In media, gli impieghi a tempo determinato privano di veri sbocchi professionali e anche il rapporto Ocse mette in luce come un lavoratore su quattro sia sovraqualificato per l’impiego svolto, fatte salve le dovute eccezioni. In Svezia, Finlandia, Irlanda e Regno Unito 1/4 dei lavoratori part time svolge mansioni altamente qualificate, ben retribuite. Il Regno Unito, tra l’altro, mostra una delle percentuali più basse di dipendenti a tempo determinato, il 4,5%; ma la realtà anglosassone si presenta molto complessa visto che parallelamente registra un alto tasso di emarginazione giovanile dall’istruzione (e quindi dal mondo del lavoro).
Portogallo, Spagna e Grecia: tre gravi precedenti.
La ripresa non sarà facile. Questa recessione, frutto degli squilibri creati da anni di politiche monetarie permissive e da mancanza di regolamentazione sui mercati finanziari, ha implicato massicci interventi pubblici per salvare le banche, mantenere la liquidità sui mercati, compensare la caduta della domanda privata, senza tener conto del maggior onere pensionistico, sanitario e assistenziale per i Paesi a più alto tasso d’invecchiamento. Il peso di questo disavanzo pubblico si rifletterà negativamente sul Pil di lungo periodo. Il ricorso all’impiego temporaneo per ridurre il costo del lavoro rischia, alla lunga, di ritardare gli investimenti in innovazione e competenze, se si continua a classificarlo (e pagarlo) come “non qualificato”. Gran parte del mondo accademico, come l’articolo di The Economist, richiama alle proprie responsabilità i governi.
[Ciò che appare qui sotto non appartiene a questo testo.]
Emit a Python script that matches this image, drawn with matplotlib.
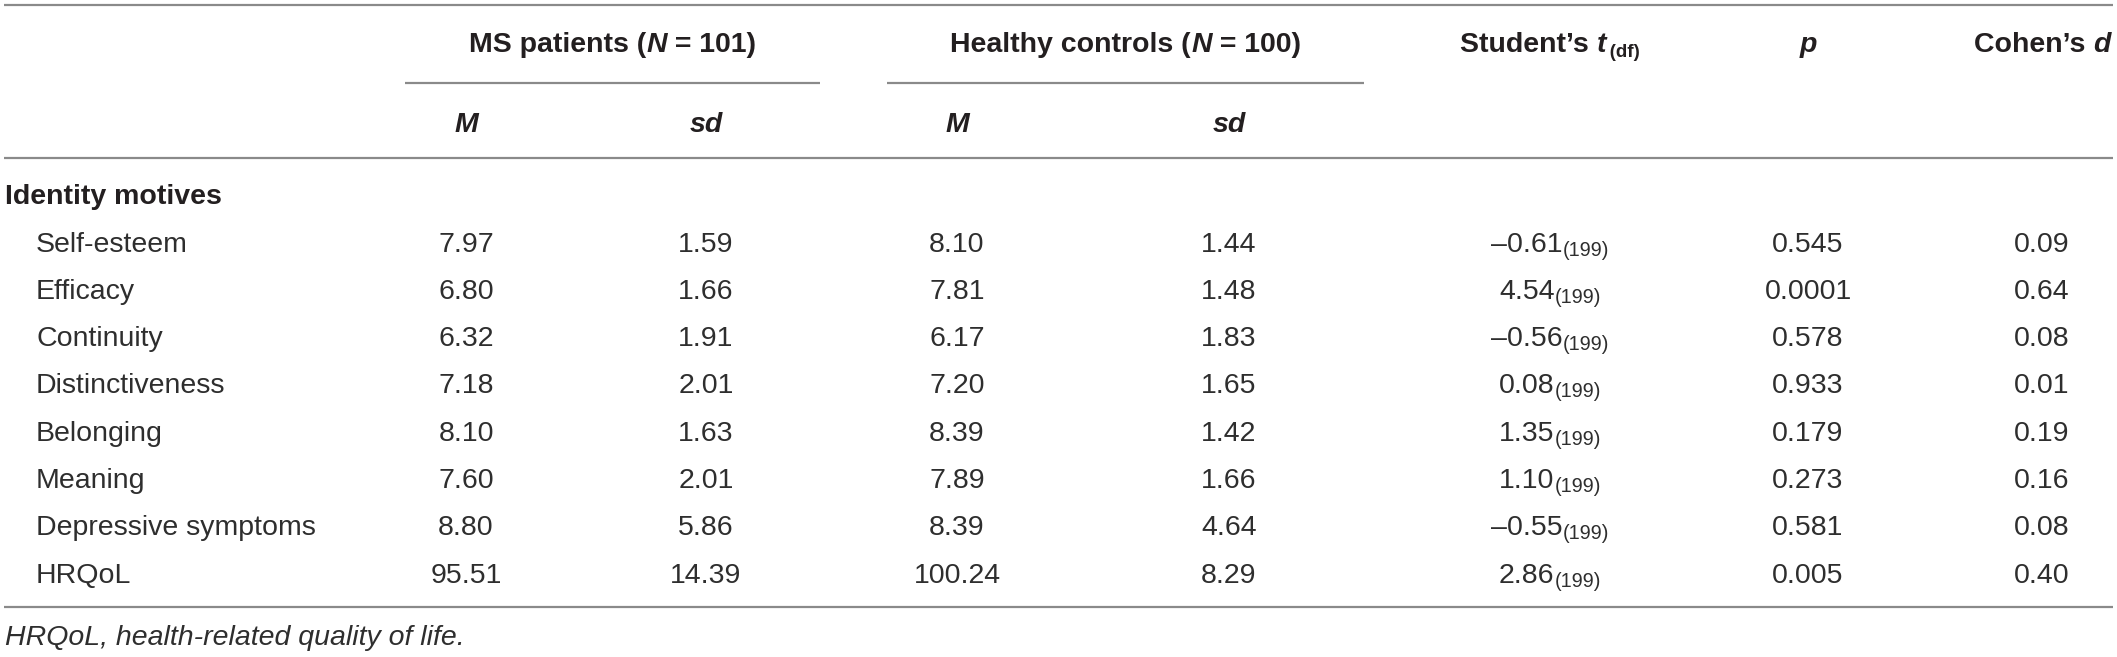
import matplotlib
matplotlib.use("Agg")
import matplotlib.pyplot as plt
from matplotlib.font_manager import FontProperties

# table contents
variables = ["Self-esteem", "Efficacy", "Continuity", "Distinctiveness",
             "Belonging", "Meaning", "Depressive symptoms", "HRQoL"]
ms_mean = [7.97, 6.80, 6.32, 7.18, 8.10, 7.60, 8.80, 95.51]
ms_sd = [1.59, 1.66, 1.91, 2.01, 1.63, 2.01, 5.86, 14.39]
hc_mean = [8.10, 7.81, 6.17, 7.20, 8.39, 7.89, 8.39, 100.24]
hc_sd = [1.44, 1.48, 1.83, 1.65, 1.42, 1.66, 4.64, 8.29]
t_values = [-0.61, 4.54, -0.56, 0.08, 1.35, 1.10, -0.55, 2.86]
t_df = [199, 199, 199, 199, 199, 199, 199, 199]
p_values = ["0.545", "0.0001", "0.578", "0.933", "0.179", "0.273", "0.581", "0.005"]
cohen_d = [0.09, 0.64, 0.08, 0.01, 0.19, 0.16, 0.08, 0.40]

group_title = "Identity motives"
footnote = "HRQoL, health-related quality of life."

# layout (pixels)
W, H = 2117, 657
FONT = "Liberation Sans"
SIZE = 20.5
INK = "#231f20"
BODY = "#2e2e2e"
RULE = "#8a8a8a"

X_LABEL = 36
X_MS_M, X_MS_SD = 466, 706
X_HC_M, X_HC_SD = 957, 1229
X_T, X_P, X_D = 1550, 1808, 2042

Y_HEAD1, Y_HEAD2, Y_GROUP = 52, 132, 204
Y_ROW0, ROW_STEP = 251.5, 47.3
Y_FOOT = 645

regular = FontProperties(family=FONT, size=SIZE)
italic = FontProperties(family=FONT, size=SIZE, style="italic")
bold = FontProperties(family=FONT, size=SIZE, weight="bold")
bold_it = FontProperties(family=FONT, size=SIZE, weight="bold", style="italic")
sub_reg = FontProperties(family=FONT, size=SIZE * 0.7)
sub_bold = FontProperties(family=FONT, size=SIZE * 0.66, weight="bold")


def text_width(ax, s, fp):
    """Advance width of a string in pixels (spaces included)."""
    r = ax.figure.canvas.get_renderer()

    def w(txt):
        t = ax.text(0, 0, txt, fontproperties=fp)
        bb = t.get_window_extent(r)
        t.remove()
        return bb.width

    return w("x" + s + "x") - w("xx")


def draw_runs(ax, x, y, runs, color=INK):
    """Draw consecutive text runs (string, font, dy) centred on x."""
    widths = [text_width(ax, s, fp) for s, fp, _ in runs]
    start = x - sum(widths) / 2
    for (s, fp, dy), w in zip(runs, widths):
        ax.text(start, y + dy, s, fontproperties=fp, ha="left",
                va="baseline", color=color)
        start += w


def fmt(v):
    return f"{v:.2f}".replace("-", "\u2013")


def main():
    fig = plt.figure(figsize=(W / 100, H / 100), dpi=100)
    ax = fig.add_axes([0, 0, 1, 1])
    ax.set_xlim(0, W)
    ax.set_ylim(H, 0)
    ax.axis("off")

    # rules
    ax.hlines([5, 158, 607], 4, 2113, color=RULE, lw=1.6)
    ax.hlines([82.5, 82.5], [405, 887], [820, 1364], color=RULE, lw=1.6)

    # header
    draw_runs(ax, (405 + 820) / 2, Y_HEAD1,
              [("MS patients (", bold, 0), ("N", bold_it, 0), (" = 101)", bold, 0)])
    draw_runs(ax, (887 + 1364) / 2, Y_HEAD1,
              [("Healthy controls (", bold, 0), ("N", bold_it, 0), (" = 100)", bold, 0)])
    draw_runs(ax, X_T, Y_HEAD1,
              [("Student\u2019s ", bold, 0), ("t", bold_it, 0), ("\u2009(df)", sub_bold, 5)])
    ax.text(X_P, Y_HEAD1, "p", fontproperties=bold_it, ha="center",
            va="baseline", color=INK)
    draw_runs(ax, X_D, Y_HEAD1,
              [("Cohen\u2019s ", bold, 0), ("d", bold_it, 0)])
    for x, s in [(X_MS_M, "M"), (X_MS_SD, "sd"), (X_HC_M, "M"), (X_HC_SD, "sd")]:
        ax.text(x, Y_HEAD2, s, fontproperties=bold_it, ha="center",
                va="baseline", color=INK)

    ax.text(5, Y_GROUP, group_title, fontproperties=bold, ha="left",
            va="baseline", color=INK)

    # body
    for i, name in enumerate(variables):
        y = Y_ROW0 + i * ROW_STEP
        ax.text(X_LABEL, y, name, fontproperties=regular, ha="left",
                va="baseline", color=BODY)
        for x, v in [(X_MS_M, ms_mean[i]), (X_MS_SD, ms_sd[i]),
                     (X_HC_M, hc_mean[i]), (X_HC_SD, hc_sd[i]), (X_D, cohen_d[i])]:
            ax.text(x, y, fmt(v), fontproperties=regular, ha="center",
                    va="baseline", color=BODY)
        draw_runs(ax, X_T, y, [(fmt(t_values[i]), regular, 0),
                               (f"({t_df[i]})", sub_reg, 4)], color=BODY)
        ax.text(X_P, y, p_values[i], fontproperties=regular, ha="center",
                va="baseline", color=BODY)

    ax.text(5, Y_FOOT, footnote, fontproperties=italic, ha="left",
            va="baseline", color=BODY)

    fig.savefig("out.png", dpi=100, facecolor="white")


if __name__ == "__main__":
    main()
Non basta una politica assistenziale del welfare per garantire la spinta interna dei consumi. Il capitale umano dei paesi occidentali deve crescere in esperienza e istruzione, cosa possibile solo attraverso serie riforme del sistema scolastico – come nell’urgente caso italiano – e del mercato del lavoro. Indubbiamente, la domanda di lavoro richiede competenza senza assicurare per contro stabilità, per questioni strutturali, quali la concorrenza dei Paesi emergenti sul doppio piano della professionalità e della “manovalanza”, la ristrutturazione dei processi produttivi causati dall’innovazione tecnologica e anche dalle crisi stesse. Le situazioni di stagnazione economica hanno sempre provocato una ammodernamento organizzativo ( ricordiamo le fasi di disoccupazione seguite ai due shock petroliferi degli anni 70, 80). L’obiettivo della flexicurity, come il mondo accademico ha definito un mercato del lavoro flessibile ma compatibile con le richieste di sicurezza dei lavoratori, non è appunto “impossibile”; ma occorre perseguirlo con fermezza. Perchè?
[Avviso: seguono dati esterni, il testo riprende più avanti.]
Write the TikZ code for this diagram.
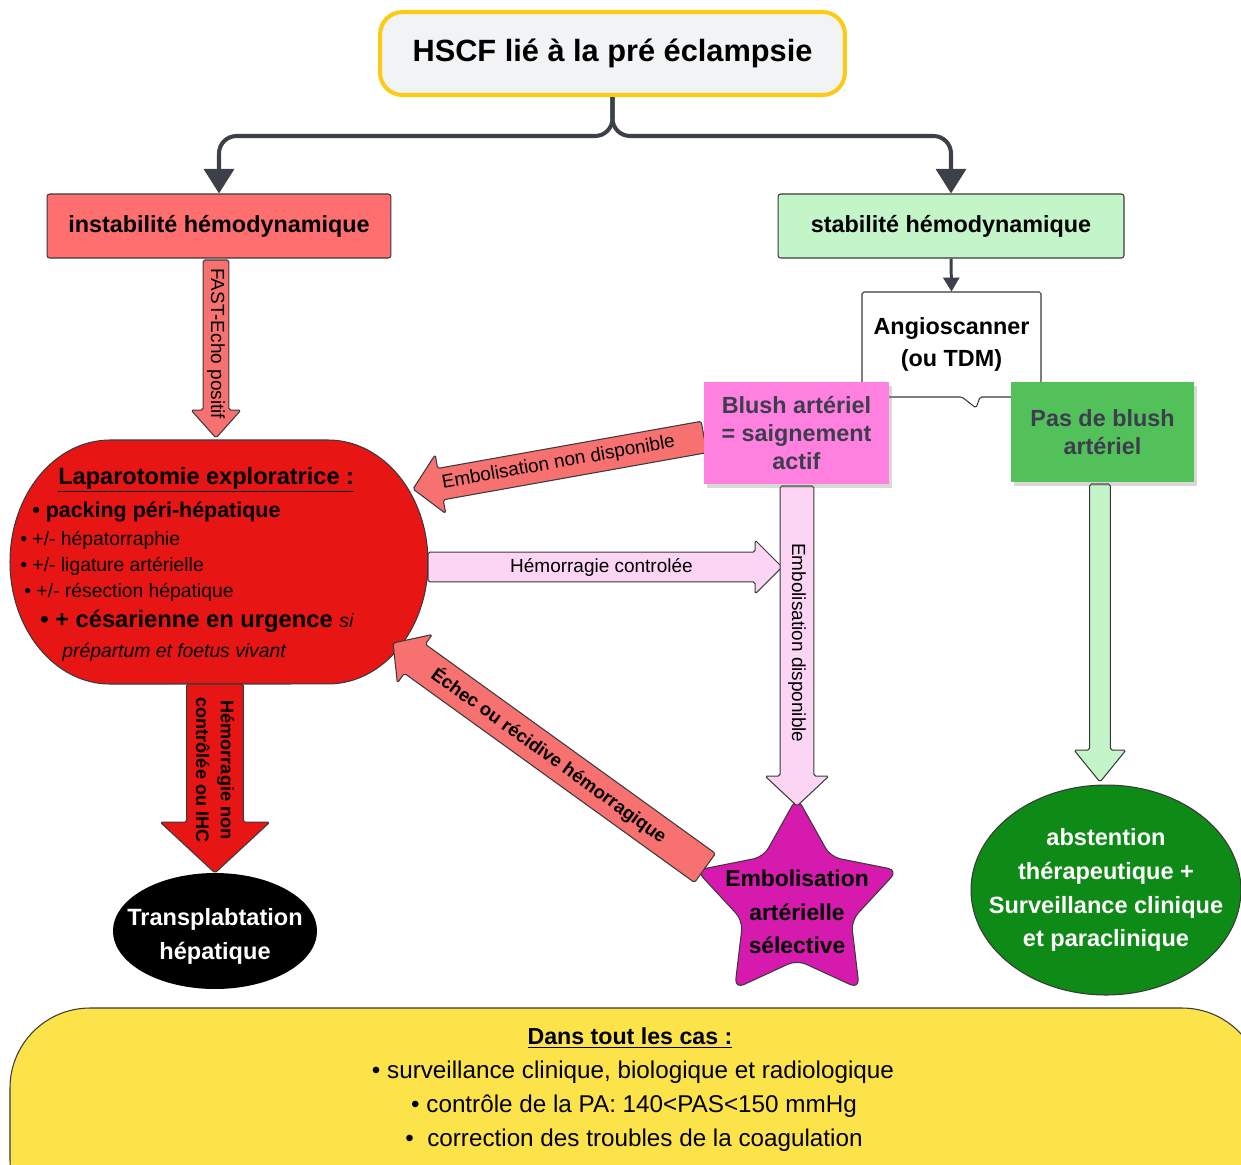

Nel 2006, secondo l’indagine Eu-Silc, il 14,8% dei dipendenti italiani aveva un contratto a tempo determinato. In Portogallo, Spagna e Grecia il 28,4%. Nel 2008, il rapporto dell’Ocse sull’istruzione rivelava che sempre in Italia, Portogallo e Spagna il livello di istruzione era più basso della media europea (anche rispetto al numero di nuovi laureati). Tutte nazioni dove la crisi ha colpito duramente. Un caso?